Széchenyi Prize-winning Hungarian chemist

Péter Szalay (born June 17, 1962, in Szentes) is a Széchenyi Prize-winning Hungarian chemist, member of the International Academy of Quantum Molecular Science and the European Academy of Sciences and Arts and professor at the Eötvös Loránd University.

== Education ==
Szalay graduated from the Zrínyi Miklós High School in Zalaegerszeg in 1980. He received his degree in chemistry from the Eötvös Loránd University of Sciences in 1986. Between 1986 and 1989 he was a doctoral fellow at the Institute of Theoretical Chemistry at the University of Vienna. His supervisor was Professor Hans Lischka. He received his PhD in 1989.

== Academic career ==
Szalay has held various positions at the Department of Chemistry of Eötvös Loránd University since 1986. He is a full professor since 2004 and was director of the Institute of Chemistry between 2005 and 2008.
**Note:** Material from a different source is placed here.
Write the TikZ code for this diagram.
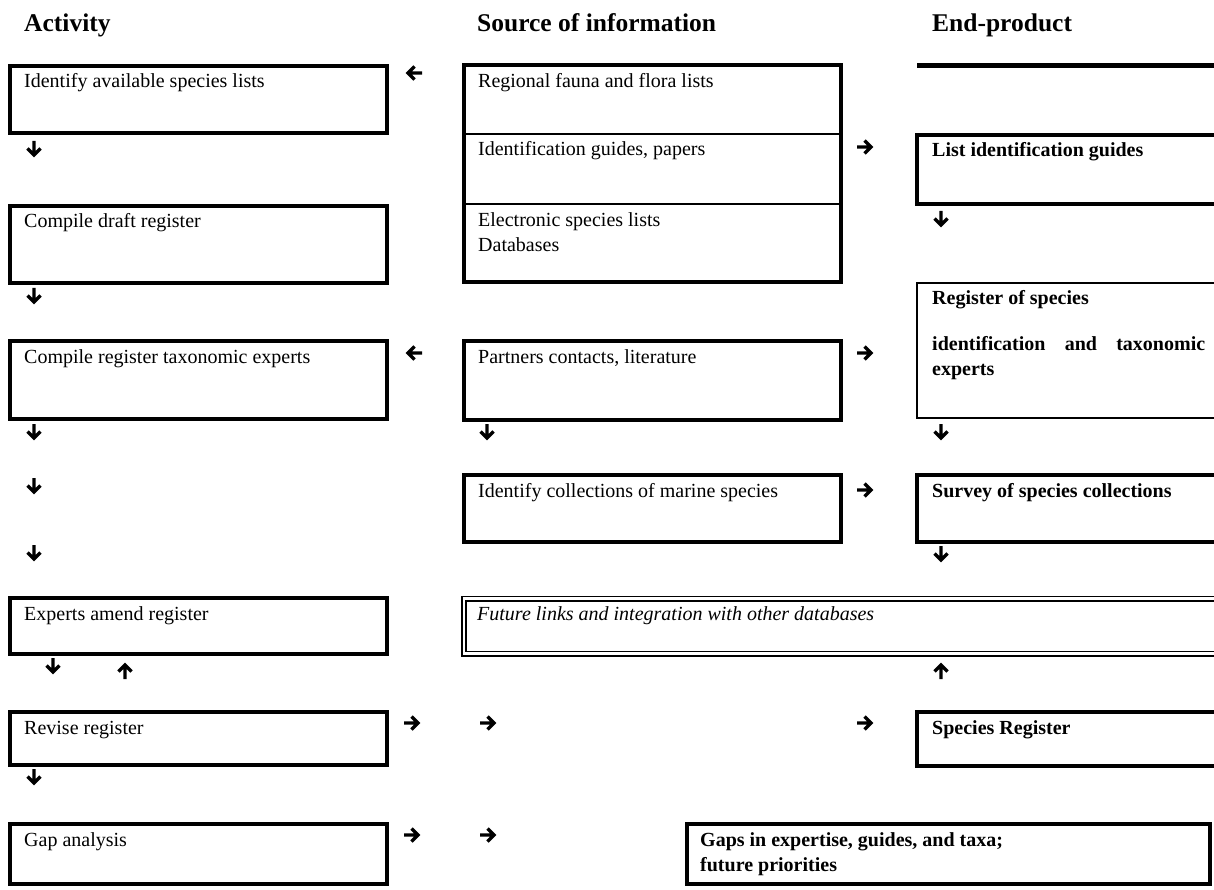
\documentclass[tikz,border=0pt]{standalone}
\usepackage{fontspec}
\setmainfont{Liberation Serif}
\usetikzlibrary{calc}
\begin{document}
\begin{tikzpicture}[x=1pt,y=-1pt,
  tk/.style={draw, line width=4pt, inner sep=0pt, outer sep=0pt, anchor=north west},
  tn/.style={draw, line width=2pt, inner sep=0pt, outer sep=0pt, anchor=north west},
  dbl/.style={draw, double, double distance=2.4pt, line width=1.8pt, inner sep=0pt, outer sep=0pt, anchor=north west},
  txt/.style={anchor=base west, inner sep=0pt, font=\fontsize{20}{25}\selectfont},
  btxt/.style={anchor=base west, inner sep=0pt, font=\fontsize{20}{25}\selectfont\bfseries},
  itxt/.style={anchor=base west, inner sep=0pt, font=\fontsize{20}{25}\selectfont\itshape},
  hdr/.style={anchor=base west, inner sep=0pt, font=\fontsize{25.5}{30}\selectfont\bfseries},
  arw/.style={line width=3.4pt, line join=miter, miter limit=10},
  arrD/.pic={\draw[arw] (0,0) -- (0,13) (-6.5,7.5) -- (0,14) -- (6.5,7.5);},
  arrU/.pic={\draw[arw] (0,0) -- (0,-13) (-6.5,-7.5) -- (0,-14) -- (6.5,-7.5);},
  arrR/.pic={\draw[arw] (0,0) -- (13,0) (7.5,-6.5) -- (14,0) -- (7.5,6.5);},
  arrL/.pic={\draw[arw] (0,0) -- (-13,0) (-7.5,-6.5) -- (-14,0) -- (-7.5,6.5);}
]
\useasboundingbox (0,0) rectangle (1214,890);
\fill[white] (0,0) rectangle (1214,890);
\clip (0,0) rectangle (1214,890);

% headers
\node[hdr] (h1) at (24,32) {Activity};
\node[hdr] (h2) at (477,32) {Source of information};
\node[hdr] (h3) at (932,32) {End-product};

% column 1: activities
\node[tk, minimum width=377pt, minimum height=67pt] (a1) at (10,66) {};
\node[txt] (a1t) at ($(a1.north west)+(14,22)$) {Identify available species lists};
\node[tk, minimum width=377pt, minimum height=77pt] (a2) at (10,206) {};
\node[txt] (a2t) at ($(a2.north west)+(14,22)$) {Compile draft register};
\node[tk, minimum width=377pt, minimum height=78pt] (a3) at (10,341) {};
\node[txt] (a3t) at ($(a3.north west)+(14,22)$) {Compile register taxonomic experts};
\node[tk, minimum width=377pt, minimum height=56pt] (a4) at (10,598) {};
\node[txt] (a4t) at ($(a4.north west)+(14,22)$) {Experts amend register};
\node[tk, minimum width=377pt, minimum height=53pt] (a5) at (10,712) {};
\node[txt] (a5t) at ($(a5.north west)+(14,22)$) {Revise register};
\node[tk, minimum width=377pt, minimum height=60pt] (a6) at (10,824) {};
\node[txt] (a6t) at ($(a6.north west)+(14,22)$) {Gap analysis};

% column 2: sources
\node[tk, minimum width=377pt, minimum height=216.5pt] (s1) at (463.5,65.5) {};
\coordinate (d1) at (0,134);
\coordinate (d2) at (0,204);
\draw[line width=2pt] (s1.north west |- d1) -- (s1.north east |- d1);
\draw[line width=2pt] (s1.north west |- d2) -- (s1.north east |- d2);
\node[txt] (s1a) at (478,88) {Regional fauna and flora lists};
\node[txt] (s1b) at (478,156) {Identification guides, papers};
\node[txt] (s1c) at (478,227) {Electronic species lists};
\node[txt] (s1d) at (478,252) {Databases};
\node[tk, minimum width=377pt, minimum height=79pt] (s2) at (463.5,341) {};
\node[txt] (s2t) at ($(s2.north west)+(14.5,22)$) {Partners contacts, literature};
\node[tk, minimum width=377pt, minimum height=66.5pt] (s3) at (463.5,475) {};
\node[txt] (s3t) at ($(s3.north west)+(14.5,22)$) {Identify collections of marine species};
\node[dbl, minimum width=780pt, minimum height=55pt] (s4) at (464,598.5) {};
\node[itxt] (s4t) at ($(s4.north west)+(13,21.5)$) {Future links and integration with other databases};

% column 3: end-products
\coordinate (e0a) at (917,65.5);
\coordinate (e0b) at (1220,65.5);
\draw[line width=5pt] (e0a) -- (e0b);
\node[tk, minimum width=310pt, minimum height=69pt] (e1) at (917,135) {};
\node[btxt] (e1t) at ($(e1.north west)+(15,22)$) {List identification guides};
\node[tn, minimum width=310pt, minimum height=135pt] (e2) at (917,283) {};
\node[btxt] (e2a) at (932,305) {Register of species};
\node[btxt] (e2b) at (932,350) {\makebox[273pt][s]{identification and taxonomic}};
\node[btxt] (e2c) at (932,375) {experts};
\node[tk, minimum width=310pt, minimum height=66.5pt] (e3) at (917,475) {};
\node[btxt] (e3t) at ($(e3.north west)+(15,22)$) {Survey of species collections};
\node[tk, minimum width=310pt, minimum height=53.5pt] (e4) at (917,712) {};
\node[btxt] (e4t) at ($(e4.north west)+(15,22)$) {Species Register};
\node[tk, minimum width=523.5pt, minimum height=60pt] (e5) at (686.5,824) {};
\node[btxt] (e5a) at ($(e5.north west)+(13.5,22)$) {Gaps in expertise, guides, and taxa;};
\node[btxt] (e5b) at ($(e5.north west)+(13.5,47)$) {future priorities};

% arrow glyphs
\pic at (422,73) {arrL};
\pic at (857,147) {arrR};
\pic at (422,353) {arrL};
\pic at (857,353) {arrR};
\pic at (857,490) {arrR};
\pic at (404,723) {arrR};
\pic at (480,723) {arrR};
\pic at (857,723) {arrR};
\pic at (404,835) {arrR};
\pic at (480,835) {arrR};

\pic at (34,141) {arrD};
\pic at (941,211) {arrD};
\pic at (34,288) {arrD};
\pic at (34,424) {arrD};
\pic at (487,424) {arrD};
\pic at (941,424) {arrD};
\pic at (34,478) {arrD};
\pic at (34,545) {arrD};
\pic at (941,546) {arrD};
\pic at (53,658) {arrD};
\pic at (34,769) {arrD};

\pic at (125,679) {arrU};
\pic at (941,679) {arrU};
\end{tikzpicture}
\end{document}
Between 1991 and 2011, he was a researcher at the University of Florida, the University of Mainz, the University of Texas at Austin and the University of Reims.

His research focuses on quantum chemistry, in particular on theoretical methods for the study of electron structure, molecular spectroscopy and potential surfaces. He has published more than 120 scientific articles and co-authored several books.

== Memberships ==
Szalay was vice president of the "Computational Chemistry Division" of the European Chemical Society from 2011 to 2016 and is the president of the Computational and Theoretical Chemistry Division since 2017.

He is member of the International Academy of Quantum Molecular Science, the Hungarian Academy of Sciences and the European Academy of Sciences and Arts.

== Awards ==
Szalay won the Széchenyi Prize in 2017 and the Polányi Mihály Prize in 2015. He was awarded the Hungarian Order of Merit in 2022.